MATERIAL ▸
— START —

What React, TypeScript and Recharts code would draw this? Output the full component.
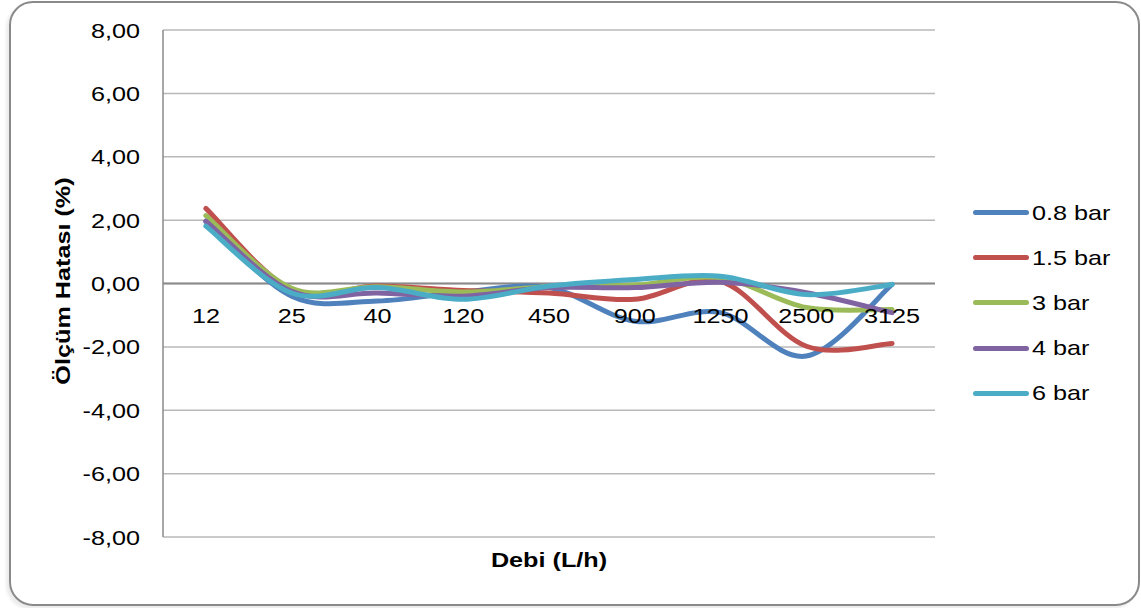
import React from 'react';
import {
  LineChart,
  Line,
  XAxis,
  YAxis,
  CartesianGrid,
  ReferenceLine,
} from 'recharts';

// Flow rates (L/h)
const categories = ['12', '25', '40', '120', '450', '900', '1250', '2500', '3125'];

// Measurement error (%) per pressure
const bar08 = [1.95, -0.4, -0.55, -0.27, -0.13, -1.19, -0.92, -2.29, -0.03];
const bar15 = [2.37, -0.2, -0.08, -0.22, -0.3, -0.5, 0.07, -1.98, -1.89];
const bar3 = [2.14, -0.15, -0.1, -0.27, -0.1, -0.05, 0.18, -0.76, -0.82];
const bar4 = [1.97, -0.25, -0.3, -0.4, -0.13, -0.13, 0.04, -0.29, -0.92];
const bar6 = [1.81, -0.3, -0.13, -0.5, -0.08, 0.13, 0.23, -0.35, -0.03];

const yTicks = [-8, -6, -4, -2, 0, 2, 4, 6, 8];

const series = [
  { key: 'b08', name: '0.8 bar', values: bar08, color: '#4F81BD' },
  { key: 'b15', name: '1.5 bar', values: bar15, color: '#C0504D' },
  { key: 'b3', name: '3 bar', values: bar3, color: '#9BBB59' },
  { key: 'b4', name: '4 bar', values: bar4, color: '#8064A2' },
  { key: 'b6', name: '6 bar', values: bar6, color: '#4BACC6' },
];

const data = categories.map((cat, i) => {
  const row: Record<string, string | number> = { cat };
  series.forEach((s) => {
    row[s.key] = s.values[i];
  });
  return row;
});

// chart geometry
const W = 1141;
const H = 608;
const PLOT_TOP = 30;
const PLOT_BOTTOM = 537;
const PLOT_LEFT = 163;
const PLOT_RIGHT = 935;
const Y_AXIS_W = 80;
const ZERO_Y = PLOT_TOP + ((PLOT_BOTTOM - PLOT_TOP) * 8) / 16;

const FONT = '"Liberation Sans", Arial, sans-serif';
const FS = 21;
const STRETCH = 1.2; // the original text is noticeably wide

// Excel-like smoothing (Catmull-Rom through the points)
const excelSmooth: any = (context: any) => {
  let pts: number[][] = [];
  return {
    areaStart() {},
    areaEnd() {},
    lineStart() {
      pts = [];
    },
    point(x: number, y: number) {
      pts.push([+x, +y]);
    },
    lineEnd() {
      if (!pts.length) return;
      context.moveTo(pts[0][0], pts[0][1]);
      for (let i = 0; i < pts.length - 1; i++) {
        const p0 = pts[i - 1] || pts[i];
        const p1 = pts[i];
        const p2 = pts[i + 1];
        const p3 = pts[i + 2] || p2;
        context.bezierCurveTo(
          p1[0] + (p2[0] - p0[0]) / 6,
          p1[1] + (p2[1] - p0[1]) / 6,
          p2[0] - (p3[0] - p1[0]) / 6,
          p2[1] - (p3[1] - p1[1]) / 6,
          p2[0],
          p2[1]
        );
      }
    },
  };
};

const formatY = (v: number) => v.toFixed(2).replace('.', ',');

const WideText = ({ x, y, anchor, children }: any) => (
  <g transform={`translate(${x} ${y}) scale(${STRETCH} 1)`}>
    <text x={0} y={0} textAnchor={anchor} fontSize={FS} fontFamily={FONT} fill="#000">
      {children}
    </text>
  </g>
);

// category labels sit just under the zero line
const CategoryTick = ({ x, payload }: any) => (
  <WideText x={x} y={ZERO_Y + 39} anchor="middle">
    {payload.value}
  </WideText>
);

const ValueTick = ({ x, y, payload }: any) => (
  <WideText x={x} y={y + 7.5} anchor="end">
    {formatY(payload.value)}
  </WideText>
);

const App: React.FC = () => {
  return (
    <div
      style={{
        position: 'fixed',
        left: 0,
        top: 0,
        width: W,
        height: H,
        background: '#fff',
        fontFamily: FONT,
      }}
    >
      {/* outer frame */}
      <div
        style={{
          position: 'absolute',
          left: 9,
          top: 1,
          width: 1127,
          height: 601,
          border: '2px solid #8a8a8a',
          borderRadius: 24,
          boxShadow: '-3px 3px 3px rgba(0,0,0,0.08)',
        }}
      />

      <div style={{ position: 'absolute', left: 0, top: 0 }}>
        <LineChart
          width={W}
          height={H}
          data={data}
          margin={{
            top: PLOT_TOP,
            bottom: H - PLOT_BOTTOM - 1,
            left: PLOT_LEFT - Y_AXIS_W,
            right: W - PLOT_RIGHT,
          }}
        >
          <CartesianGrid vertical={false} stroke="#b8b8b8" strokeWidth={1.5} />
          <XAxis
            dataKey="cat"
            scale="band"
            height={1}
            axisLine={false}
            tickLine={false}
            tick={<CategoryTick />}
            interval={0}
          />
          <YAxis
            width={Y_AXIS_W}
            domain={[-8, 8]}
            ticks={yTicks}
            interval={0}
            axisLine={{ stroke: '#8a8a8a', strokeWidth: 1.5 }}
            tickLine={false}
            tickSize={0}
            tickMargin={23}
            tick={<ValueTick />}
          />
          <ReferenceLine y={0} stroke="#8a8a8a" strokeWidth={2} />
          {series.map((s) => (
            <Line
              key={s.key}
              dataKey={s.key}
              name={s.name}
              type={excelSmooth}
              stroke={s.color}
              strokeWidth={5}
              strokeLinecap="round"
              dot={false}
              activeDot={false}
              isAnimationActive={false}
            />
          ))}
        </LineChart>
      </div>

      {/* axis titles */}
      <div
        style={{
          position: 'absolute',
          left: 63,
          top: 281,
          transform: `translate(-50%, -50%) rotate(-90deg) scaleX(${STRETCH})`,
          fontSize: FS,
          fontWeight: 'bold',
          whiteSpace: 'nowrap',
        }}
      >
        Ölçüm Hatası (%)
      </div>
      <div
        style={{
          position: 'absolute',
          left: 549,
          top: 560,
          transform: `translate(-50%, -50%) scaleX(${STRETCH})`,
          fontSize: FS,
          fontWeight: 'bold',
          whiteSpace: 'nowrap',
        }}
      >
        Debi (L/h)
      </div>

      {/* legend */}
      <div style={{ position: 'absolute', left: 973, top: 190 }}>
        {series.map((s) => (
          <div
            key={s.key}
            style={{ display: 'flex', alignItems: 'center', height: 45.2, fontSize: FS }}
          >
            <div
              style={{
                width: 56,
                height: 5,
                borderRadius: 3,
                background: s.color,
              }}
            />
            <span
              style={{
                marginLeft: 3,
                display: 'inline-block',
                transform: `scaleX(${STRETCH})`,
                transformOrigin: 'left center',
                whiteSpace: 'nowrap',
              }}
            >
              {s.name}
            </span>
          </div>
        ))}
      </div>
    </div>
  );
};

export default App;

— END —

TASK OBJECTIVE ▸ Exclude the images and reproduce the remaining data exactly.

CORRECT OUTPUT ▸
What React, TypeScript and Recharts code would draw this? Output the full component.
import React from 'react';
import {
  LineChart,
  Line,
  XAxis,
  YAxis,
  CartesianGrid,
  ReferenceLine,
} from 'recharts';

// Flow rates (L/h)
const categories = ['12', '25', '40', '120', '450', '900', '1250', '2500', '3125'];

// Measurement error (%) per pressure
const bar08 = [1.95, -0.4, -0.55, -0.27, -0.13, -1.19, -0.92, -2.29, -0.03];
const bar15 = [2.37, -0.2, -0.08, -0.22, -0.3, -0.5, 0.07, -1.98, -1.89];
const bar3 = [2.14, -0.15, -0.1, -0.27, -0.1, -0.05, 0.18, -0.76, -0.82];
const bar4 = [1.97, -0.25, -0.3, -0.4, -0.13, -0.13, 0.04, -0.29, -0.92];
const bar6 = [1.81, -0.3, -0.13, -0.5, -0.08, 0.13, 0.23, -0.35, -0.03];

const yTicks = [-8, -6, -4, -2, 0, 2, 4, 6, 8];

const series = [
  { key: 'b08', name: '0.8 bar', values: bar08, color: '#4F81BD' },
  { key: 'b15', name: '1.5 bar', values: bar15, color: '#C0504D' },
  { key: 'b3', name: '3 bar', values: bar3, color: '#9BBB59' },
  { key: 'b4', name: '4 bar', values: bar4, color: '#8064A2' },
  { key: 'b6', name: '6 bar', values: bar6, color: '#4BACC6' },
];

const data = categories.map((cat, i) => {
  const row: Record<string, string | number> = { cat };
  series.forEach((s) => {
    row[s.key] = s.values[i];
  });
  return row;
});

// chart geometry
const W = 1141;
const H = 608;
const PLOT_TOP = 30;
const PLOT_BOTTOM = 537;
const PLOT_LEFT = 163;
const PLOT_RIGHT = 935;
const Y_AXIS_W = 80;
const ZERO_Y = PLOT_TOP + ((PLOT_BOTTOM - PLOT_TOP) * 8) / 16;

const FONT = '"Liberation Sans", Arial, sans-serif';
const FS = 21;
const STRETCH = 1.2; // the original text is noticeably wide

// Excel-like smoothing (Catmull-Rom through the points)
const excelSmooth: any = (context: any) => {
  let pts: number[][] = [];
  return {
    areaStart() {},
    areaEnd() {},
    lineStart() {
      pts = [];
    },
    point(x: number, y: number) {
      pts.push([+x, +y]);
    },
    lineEnd() {
      if (!pts.length) return;
      context.moveTo(pts[0][0], pts[0][1]);
      for (let i = 0; i < pts.length - 1; i++) {
        const p0 = pts[i - 1] || pts[i];
        const p1 = pts[i];
        const p2 = pts[i + 1];
        const p3 = pts[i + 2] || p2;
        context.bezierCurveTo(
          p1[0] + (p2[0] - p0[0]) / 6,
          p1[1] + (p2[1] - p0[1]) / 6,
          p2[0] - (p3[0] - p1[0]) / 6,
          p2[1] - (p3[1] - p1[1]) / 6,
          p2[0],
          p2[1]
        );
      }
    },
  };
};

const formatY = (v: number) => v.toFixed(2).replace('.', ',');

const WideText = ({ x, y, anchor, children }: any) => (
  <g transform={`translate(${x} ${y}) scale(${STRETCH} 1)`}>
    <text x={0} y={0} textAnchor={anchor} fontSize={FS} fontFamily={FONT} fill="#000">
      {children}
    </text>
  </g>
);

// category labels sit just under the zero line
const CategoryTick = ({ x, payload }: any) => (
  <WideText x={x} y={ZERO_Y + 39} anchor="middle">
    {payload.value}
  </WideText>
);

const ValueTick = ({ x, y, payload }: any) => (
  <WideText x={x} y={y + 7.5} anchor="end">
    {formatY(payload.value)}
  </WideText>
);

const App: React.FC = () => {
  return (
    <div
      style={{
        position: 'fixed',
        left: 0,
        top: 0,
        width: W,
        height: H,
        background: '#fff',
        fontFamily: FONT,
      }}
    >
      {/* outer frame */}
      <div
        style={{
          position: 'absolute',
          left: 9,
          top: 1,
          width: 1127,
          height: 601,
          border: '2px solid #8a8a8a',
          borderRadius: 24,
          boxShadow: '-3px 3px 3px rgba(0,0,0,0.08)',
        }}
      />

      <div style={{ position: 'absolute', left: 0, top: 0 }}>
        <LineChart
          width={W}
          height={H}
          data={data}
          margin={{
            top: PLOT_TOP,
            bottom: H - PLOT_BOTTOM - 1,
            left: PLOT_LEFT - Y_AXIS_W,
            right: W - PLOT_RIGHT,
          }}
        >
          <CartesianGrid vertical={false} stroke="#b8b8b8" strokeWidth={1.5} />
          <XAxis
            dataKey="cat"
            scale="band"
            height={1}
            axisLine={false}
            tickLine={false}
            tick={<CategoryTick />}
            interval={0}
          />
          <YAxis
            width={Y_AXIS_W}
            domain={[-8, 8]}
            ticks={yTicks}
            interval={0}
            axisLine={{ stroke: '#8a8a8a', strokeWidth: 1.5 }}
            tickLine={false}
            tickSize={0}
            tickMargin={23}
            tick={<ValueTick />}
          />
          <ReferenceLine y={0} stroke="#8a8a8a" strokeWidth={2} />
          {series.map((s) => (
            <Line
              key={s.key}
              dataKey={s.key}
              name={s.name}
              type={excelSmooth}
              stroke={s.color}
              strokeWidth={5}
              strokeLinecap="round"
              dot={false}
              activeDot={false}
              isAnimationActive={false}
            />
          ))}
        </LineChart>
      </div>

      {/* axis titles */}
      <div
        style={{
          position: 'absolute',
          left: 63,
          top: 281,
          transform: `translate(-50%, -50%) rotate(-90deg) scaleX(${STRETCH})`,
          fontSize: FS,
          fontWeight: 'bold',
          whiteSpace: 'nowrap',
        }}
      >
        Ölçüm Hatası (%)
      </div>
      <div
        style={{
          position: 'absolute',
          left: 549,
          top: 560,
          transform: `translate(-50%, -50%) scaleX(${STRETCH})`,
          fontSize: FS,
          fontWeight: 'bold',
          whiteSpace: 'nowrap',
        }}
      >
        Debi (L/h)
      </div>

      {/* legend */}
      <div style={{ position: 'absolute', left: 973, top: 190 }}>
        {series.map((s) => (
          <div
            key={s.key}
            style={{ display: 'flex', alignItems: 'center', height: 45.2, fontSize: FS }}
          >
            <div
              style={{
                width: 56,
                height: 5,
                borderRadius: 3,
                background: s.color,
              }}
            />
            <span
              style={{
                marginLeft: 3,
                display: 'inline-block',
                transform: `scaleX(${STRETCH})`,
                transformOrigin: 'left center',
                whiteSpace: 'nowrap',
              }}
            >
              {s.name}
            </span>
          </div>
        ))}
      </div>
    </div>
  );
};

export default App;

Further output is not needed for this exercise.